Problem :: Omit every picture and return the rest of the data unaltered.

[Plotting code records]
########
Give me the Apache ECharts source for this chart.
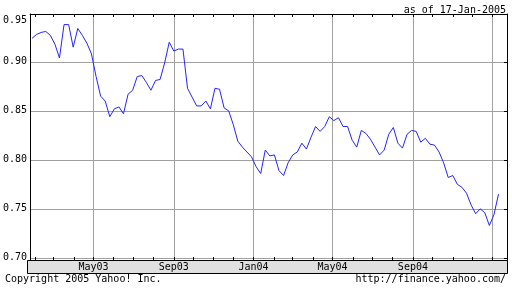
<!DOCTYPE html>
<html>
<head>
<meta charset="utf-8">
<script src="https://cdn.jsdelivr.net/npm/echarts@6/dist/echarts.min.js"></script>
<style>html,body{margin:0;padding:0;background:#fff}#c{width:512px;height:288px}</style>
</head>
<body>
<div id="c"></div>
<script>
// Weekly closing values, first week starting 2003-01-27
const startDate = '2003-01-27';
const values = [
  0.924, 0.928, 0.930, 0.931, 0.927, 0.918, 0.904, 0.938, 0.938, 0.915,
  0.934, 0.927, 0.919, 0.908, 0.885, 0.865, 0.860, 0.844, 0.852, 0.854,
  0.847, 0.867, 0.871, 0.885, 0.886, 0.879, 0.871, 0.881, 0.882, 0.899,
  0.920, 0.911, 0.913, 0.913, 0.873, 0.864, 0.855, 0.855, 0.860, 0.852,
  0.873, 0.872, 0.853, 0.850, 0.836, 0.819, 0.813, 0.808, 0.803, 0.793,
  0.786, 0.810, 0.804, 0.805, 0.789, 0.784, 0.797, 0.805, 0.808, 0.817,
  0.811, 0.823, 0.834, 0.829, 0.834, 0.844, 0.840, 0.843, 0.834, 0.834,
  0.820, 0.813, 0.830, 0.827, 0.821, 0.813, 0.805, 0.810, 0.826, 0.833,
  0.817, 0.812, 0.826, 0.830, 0.829, 0.818, 0.822, 0.816, 0.815, 0.808,
  0.797, 0.782, 0.784, 0.775, 0.772, 0.766, 0.754, 0.745, 0.750, 0.746,
  0.733, 0.744, 0.765
];
const gridDates = ['2003-05-01', '2003-09-01', '2004-01-01', '2004-05-01', '2004-09-01', '2005-01-01'];
const labelDates = ['2003-05-01', '2003-09-01', '2004-01-01', '2004-05-01', '2004-09-01'];
const monthTicks = [
  '2003-02-01','2003-03-01','2003-04-01','2003-05-01','2003-06-01','2003-07-01','2003-08-01',
  '2003-09-01','2003-10-01','2003-11-01','2003-12-01','2004-01-01','2004-02-01','2004-03-01',
  '2004-04-01','2004-05-01','2004-06-01','2004-07-01','2004-08-01','2004-09-01','2004-10-01',
  '2004-11-01','2004-12-01','2005-01-01'
];
const xMinDate = '2003-01-24', xMaxDate = '2005-01-23';
const yMin = 0.6978, yMax = 0.9488;

const monthNames = ['Jan','Feb','Mar','Apr','May','Jun','Jul','Aug','Sep','Oct','Nov','Dec'];
const ts = (s) => new Date(s + 'T00:00:00').getTime();
const t0 = ts(startDate);
const seriesData = values.map((v, i) => [t0 + i * 7 * 86400000, v]);
const gridTs = gridDates.map(ts);
const labelTs = labelDates.map(ts);
const monthTs = monthTicks.map(ts);
const xMin = ts(xMinDate), xMax = ts(xMaxDate);

const FONT = 'DejaVu Sans Mono';
const chart = echarts.init(document.getElementById('c'), null, {renderer: 'canvas'});
chart.setOption({
  animation: false,
  backgroundColor: '#fff',
  title: [
    {text: 'as of 17-Jan-2005', right: 1, top: 0, textStyle: {fontFamily: FONT, fontSize: 10, fontWeight: 'normal', color: '#000'}},
    {text: 'Copyright 2005 Yahoo! Inc.', left: 0, bottom: -1, textStyle: {fontFamily: FONT, fontSize: 10, fontWeight: 'normal', color: '#000'}},
    {text: 'http://finance.yahoo.com/', right: 1, bottom: -1, textStyle: {fontFamily: FONT, fontSize: 10, fontWeight: 'normal', color: '#000'}}
  ],
  graphic: [{
    type: 'rect', z: -1, shape: {x: 27.5, y: 260.5, width: 480, height: 13},
    style: {fill: '#e0e0e0', stroke: '#000', lineWidth: 1}
  }],
  grid: {left: 27, right: 5, top: 14, bottom: 28, show: false},
  xAxis: [
    {
      type: 'value', position: 'bottom', min: xMin, max: xMax, scale: true,
      axisLine: {show: true, lineStyle: {color: '#000', width: 1}},
      axisTick: {show: true, inside: true, length: 3, customValues: monthTs, lineStyle: {color: '#000'}},
      axisLabel: {
        customValues: labelTs, margin: 2, color: '#000', fontFamily: FONT, fontSize: 10,
        hideOverlap: false,
        formatter: (v) => { const d = new Date(v); return monthNames[d.getMonth()] + String(d.getFullYear()).slice(2); }
      },
      splitLine: {show: false}
    },
    {
      type: 'value', position: 'top', min: xMin, max: xMax, scale: true,
      axisLine: {show: true, lineStyle: {color: '#000', width: 1}},
      axisTick: {show: true, inside: true, length: 3, customValues: monthTs, lineStyle: {color: '#000'}},
      axisLabel: {show: false},
      splitLine: {show: false}
    },
    {
      type: 'value', position: 'bottom', min: xMin, max: xMax, scale: true,
      axisLine: {show: false},
      axisTick: {show: false, customValues: gridTs},
      axisLabel: {show: false},
      splitLine: {show: true, lineStyle: {color: '#a0a0a0', width: 1}}
    }
  ],
  yAxis: [
    {
      type: 'value', position: 'left', min: yMin, max: yMax, splitNumber: 5,
      axisLine: {show: true, lineStyle: {color: '#000', width: 1}},
      axisTick: {show: false},
      axisLabel: {
        margin: 3, color: '#000', fontFamily: FONT, fontSize: 10,
        showMinLabel: true, showMaxLabel: true,
        formatter: (v) => {
          if (v < 0.699) return '';
          if (v > 0.94) return '{t|0.95}';
          return v.toFixed(2);
        },
        rich: {t: {fontFamily: FONT, fontSize: 10, color: '#000', padding: [12, 0, 0, 0]}}
      },
      splitLine: {show: true, showMinLine: false, showMaxLine: false, lineStyle: {color: '#a0a0a0', width: 1}}
    },
    {
      type: 'value', position: 'right', min: yMin, max: yMax, splitNumber: 5,
      axisLine: {show: true, lineStyle: {color: '#000', width: 1}},
      axisTick: {show: true, inside: true, length: 3, lineStyle: {color: '#000'}},
      axisLabel: {show: false},
      splitLine: {show: false}
    }
  ],
  series: [{
    type: 'line', xAxisIndex: 0, yAxisIndex: 0, data: seriesData,
    showSymbol: false, symbol: 'none',
    lineStyle: {color: '#2424ff', width: 1},
    z: 5
  }]
});
</script>
</body>
</html>
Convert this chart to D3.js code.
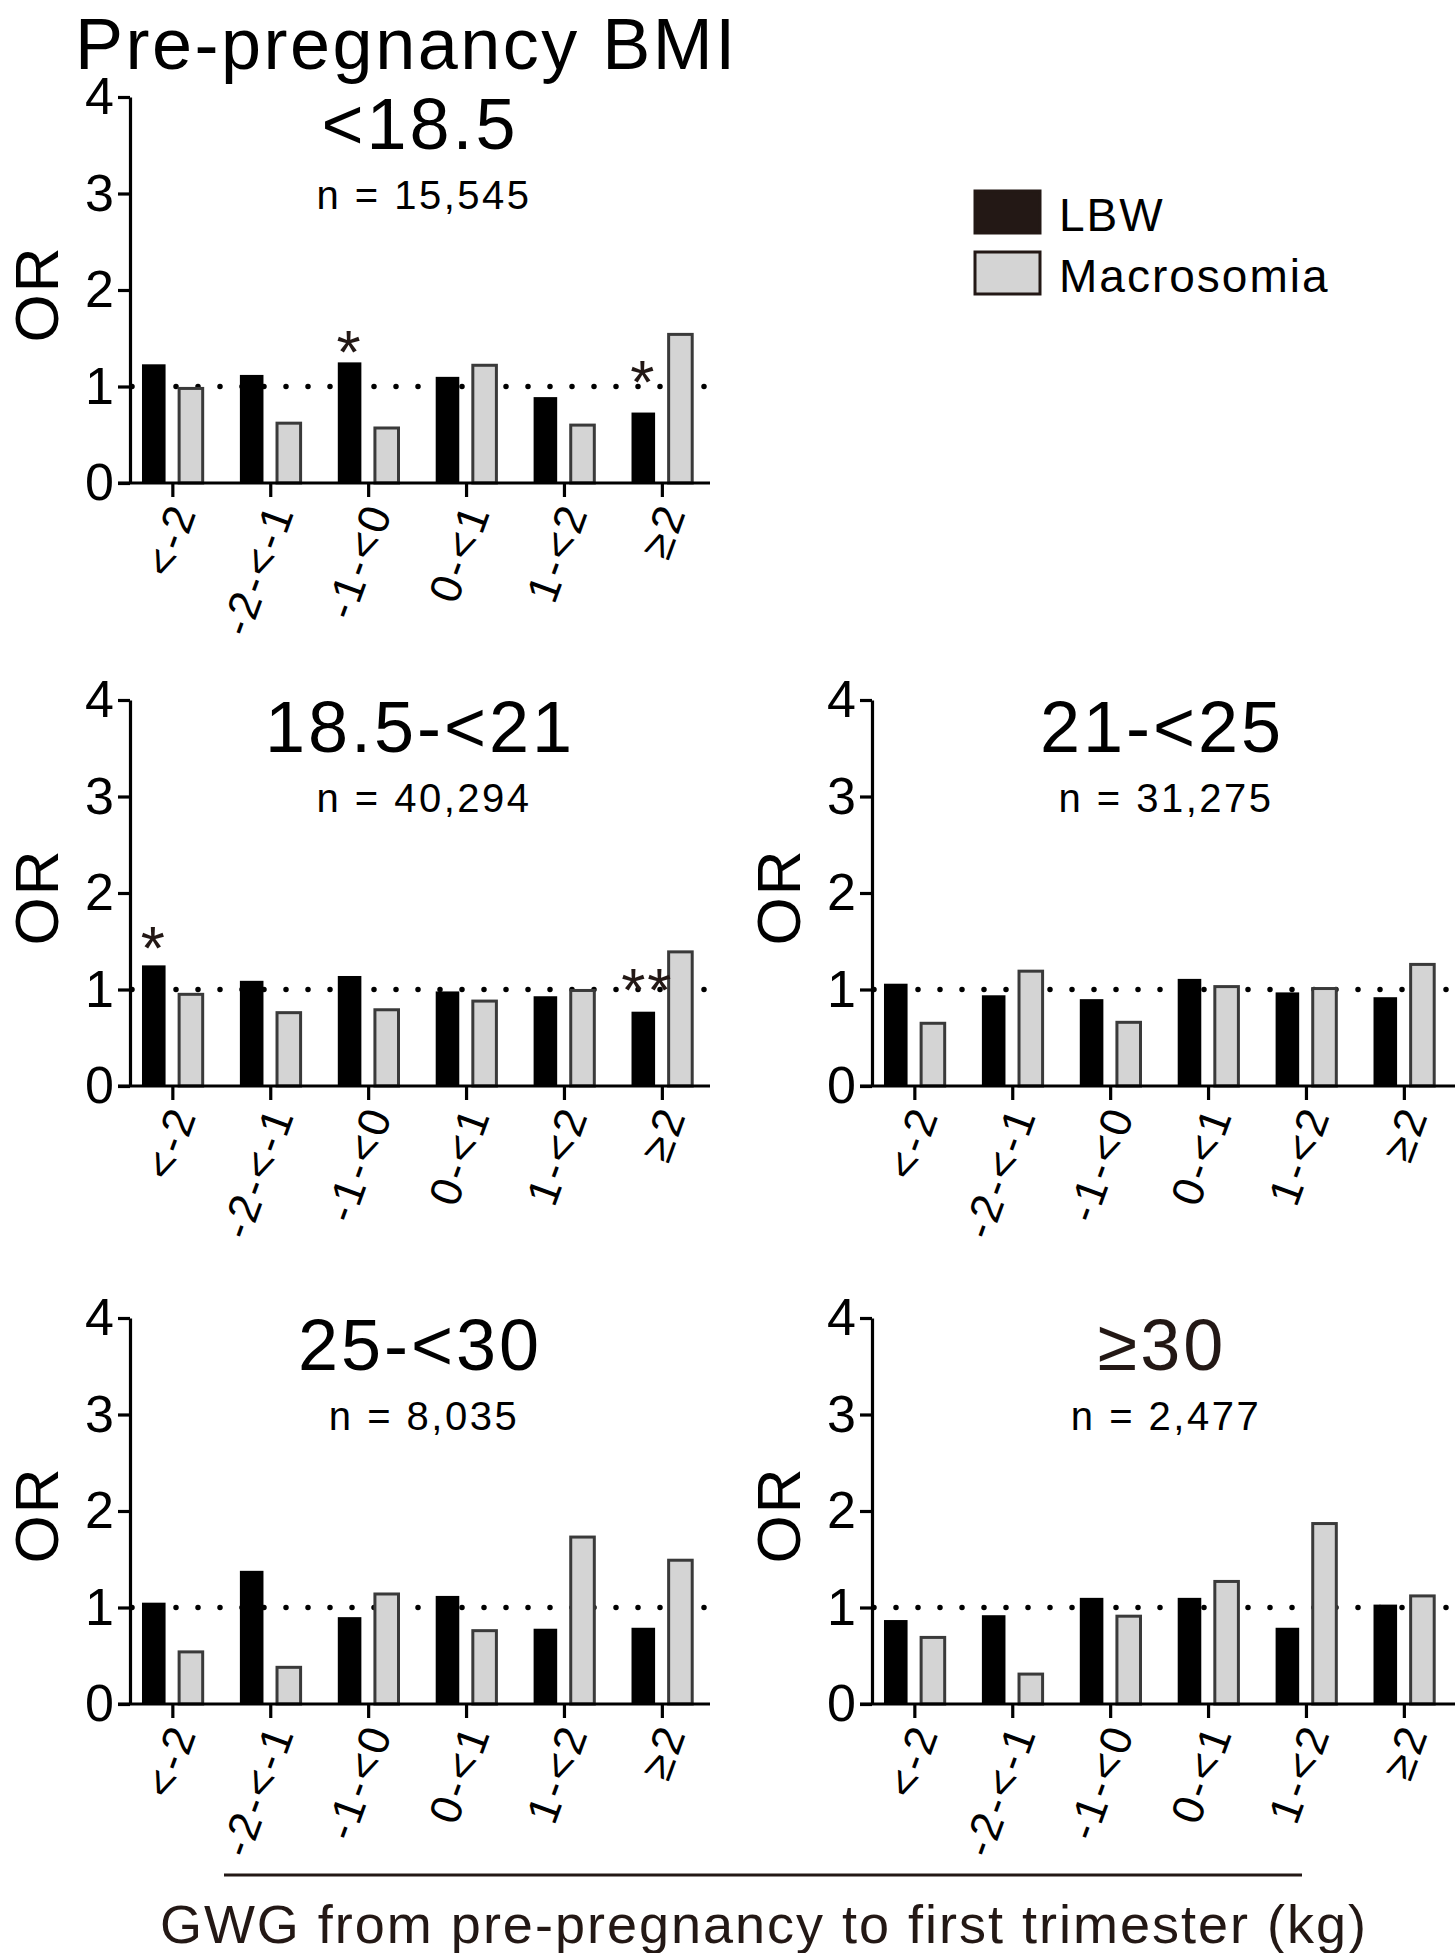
########
Task response ::
Give me the Apache ECharts source for this chart.
<!DOCTYPE html>
<html>
<head>
<meta charset="utf-8">
<script src="https://cdn.jsdelivr.net/npm/echarts@6/dist/echarts.min.js"></script>
<style>html,body{margin:0;padding:0;background:#fff}#c{width:512px;height:288px}</style>
</head>
<body>
<div id="c"></div>
<script>
// Weekly closing values, first week starting 2003-01-27
const startDate = '2003-01-27';
const values = [
  0.924, 0.928, 0.930, 0.931, 0.927, 0.918, 0.904, 0.938, 0.938, 0.915,
  0.934, 0.927, 0.919, 0.908, 0.885, 0.865, 0.860, 0.844, 0.852, 0.854,
  0.847, 0.867, 0.871, 0.885, 0.886, 0.879, 0.871, 0.881, 0.882, 0.899,
  0.920, 0.911, 0.913, 0.913, 0.873, 0.864, 0.855, 0.855, 0.860, 0.852,
  0.873, 0.872, 0.853, 0.850, 0.836, 0.819, 0.813, 0.808, 0.803, 0.793,
  0.786, 0.810, 0.804, 0.805, 0.789, 0.784, 0.797, 0.805, 0.808, 0.817,
  0.811, 0.823, 0.834, 0.829, 0.834, 0.844, 0.840, 0.843, 0.834, 0.834,
  0.820, 0.813, 0.830, 0.827, 0.821, 0.813, 0.805, 0.810, 0.826, 0.833,
  0.817, 0.812, 0.826, 0.830, 0.829, 0.818, 0.822, 0.816, 0.815, 0.808,
  0.797, 0.782, 0.784, 0.775, 0.772, 0.766, 0.754, 0.745, 0.750, 0.746,
  0.733, 0.744, 0.765
];
const gridDates = ['2003-05-01', '2003-09-01', '2004-01-01', '2004-05-01', '2004-09-01', '2005-01-01'];
const labelDates = ['2003-05-01', '2003-09-01', '2004-01-01', '2004-05-01', '2004-09-01'];
const monthTicks = [
  '2003-02-01','2003-03-01','2003-04-01','2003-05-01','2003-06-01','2003-07-01','2003-08-01',
  '2003-09-01','2003-10-01','2003-11-01','2003-12-01','2004-01-01','2004-02-01','2004-03-01',
  '2004-04-01','2004-05-01','2004-06-01','2004-07-01','2004-08-01','2004-09-01','2004-10-01',
  '2004-11-01','2004-12-01','2005-01-01'
];
const xMinDate = '2003-01-24', xMaxDate = '2005-01-23';
const yMin = 0.6978, yMax = 0.9488;

const monthNames = ['Jan','Feb','Mar','Apr','May','Jun','Jul','Aug','Sep','Oct','Nov','Dec'];
const ts = (s) => new Date(s + 'T00:00:00').getTime();
const t0 = ts(startDate);
const seriesData = values.map((v, i) => [t0 + i * 7 * 86400000, v]);
const gridTs = gridDates.map(ts);
const labelTs = labelDates.map(ts);
const monthTs = monthTicks.map(ts);
const xMin = ts(xMinDate), xMax = ts(xMaxDate);

const FONT = 'DejaVu Sans Mono';
const chart = echarts.init(document.getElementById('c'), null, {renderer: 'canvas'});
chart.setOption({
  animation: false,
  backgroundColor: '#fff',
  title: [
    {text: 'as of 17-Jan-2005', right: 1, top: 0, textStyle: {fontFamily: FONT, fontSize: 10, fontWeight: 'normal', color: '#000'}},
    {text: 'Copyright 2005 Yahoo! Inc.', left: 0, bottom: -1, textStyle: {fontFamily: FONT, fontSize: 10, fontWeight: 'normal', color: '#000'}},
    {text: 'http://finance.yahoo.com/', right: 1, bottom: -1, textStyle: {fontFamily: FONT, fontSize: 10, fontWeight: 'normal', color: '#000'}}
  ],
  graphic: [{
    type: 'rect', z: -1, shape: {x: 27.5, y: 260.5, width: 480, height: 13},
    style: {fill: '#e0e0e0', stroke: '#000', lineWidth: 1}
  }],
  grid: {left: 27, right: 5, top: 14, bottom: 28, show: false},
  xAxis: [
    {
      type: 'value', position: 'bottom', min: xMin, max: xMax, scale: true,
      axisLine: {show: true, lineStyle: {color: '#000', width: 1}},
      axisTick: {show: true, inside: true, length: 3, customValues: monthTs, lineStyle: {color: '#000'}},
      axisLabel: {
        customValues: labelTs, margin: 2, color: '#000', fontFamily: FONT, fontSize: 10,
        hideOverlap: false,
        formatter: (v) => { const d = new Date(v); return monthNames[d.getMonth()] + String(d.getFullYear()).slice(2); }
      },
      splitLine: {show: false}
    },
    {
      type: 'value', position: 'top', min: xMin, max: xMax, scale: true,
      axisLine: {show: true, lineStyle: {color: '#000', width: 1}},
      axisTick: {show: true, inside: true, length: 3, customValues: monthTs, lineStyle: {color: '#000'}},
      axisLabel: {show: false},
      splitLine: {show: false}
    },
    {
      type: 'value', position: 'bottom', min: xMin, max: xMax, scale: true,
      axisLine: {show: false},
      axisTick: {show: false, customValues: gridTs},
      axisLabel: {show: false},
      splitLine: {show: true, lineStyle: {color: '#a0a0a0', width: 1}}
    }
  ],
  yAxis: [
    {
      type: 'value', position: 'left', min: yMin, max: yMax, splitNumber: 5,
      axisLine: {show: true, lineStyle: {color: '#000', width: 1}},
      axisTick: {show: false},
      axisLabel: {
        margin: 3, color: '#000', fontFamily: FONT, fontSize: 10,
        showMinLabel: true, showMaxLabel: true,
        formatter: (v) => {
          if (v < 0.699) return '';
          if (v > 0.94) return '{t|0.95}';
          return v.toFixed(2);
        },
        rich: {t: {fontFamily: FONT, fontSize: 10, color: '#000', padding: [12, 0, 0, 0]}}
      },
      splitLine: {show: true, showMinLine: false, showMaxLine: false, lineStyle: {color: '#a0a0a0', width: 1}}
    },
    {
      type: 'value', position: 'right', min: yMin, max: yMax, splitNumber: 5,
      axisLine: {show: true, lineStyle: {color: '#000', width: 1}},
      axisTick: {show: true, inside: true, length: 3, lineStyle: {color: '#000'}},
      axisLabel: {show: false},
      splitLine: {show: false}
    }
  ],
  series: [{
    type: 'line', xAxisIndex: 0, yAxisIndex: 0, data: seriesData,
    showSymbol: false, symbol: 'none',
    lineStyle: {color: '#2424ff', width: 1},
    z: 5
  }]
});
</script>
</body>
</html>
Convert this chart to D3.js code.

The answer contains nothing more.